The Freak Emporium ceased trading in late November 2007, citing the problem of VAT free imports from the Channel Islands as the principal reason. Although no longer trading, the site remains online today as an archive and information resource for collectable and underground music. After giving evidence to the All Parliamentary Shops Committee in 2005, Allen became a pioneering tax campaigner in the era prior to the formation of UK Uncut and campaigned against retailers that were using an EU import VAT relief to obtain what he argued was a damaging and unfair advantage. He claimed that The Channel Island VAT free import fulfilment industry was devastating UK music retail and other UK retail sectors. In 2010, along with a number of retailers from various industries, Allen formed Retailers Against VAT Avoidance Schemes (RAVAS) and created a website. RAVAS successfully campaigned for the ending of the Channel Islands LVCR industry and after a landmark court hearing which took place on 13–15 March 2012 in London LVCR was no longer applicable to Channel Island mail order goods destined for the UK. The Judgement is now regarded as an important precedent clarifying the application of discretionary powers by EU member states.

Allen continues to run a campaign to end remaining LVCR abuse and, in 2013, was named one of the top 50 influential people in tax in 2012 by International tax review.
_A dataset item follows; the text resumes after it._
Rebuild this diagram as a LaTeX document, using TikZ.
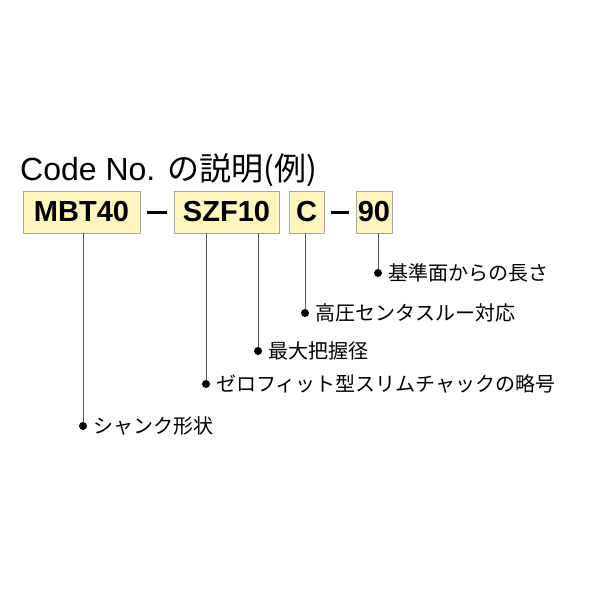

In 2006, Allen sold the Porcupine Tree catalogue to Snapper Music, and in 2010 the remainder of the Delerium and Molten catalogues were acquired by Cherry Red. Assisted by Allen a reissue programme was commenced in March 2011, with the release of a three CD boxed set retrospective entitled Last Daze of The Underground (ECLEC32245) featuring, for the first time, the full history of the Delerium label and packaging by renowned reissue designer Phil Smee. Re-releases of albums by Omnia Opera and The Aardvarks have followed since.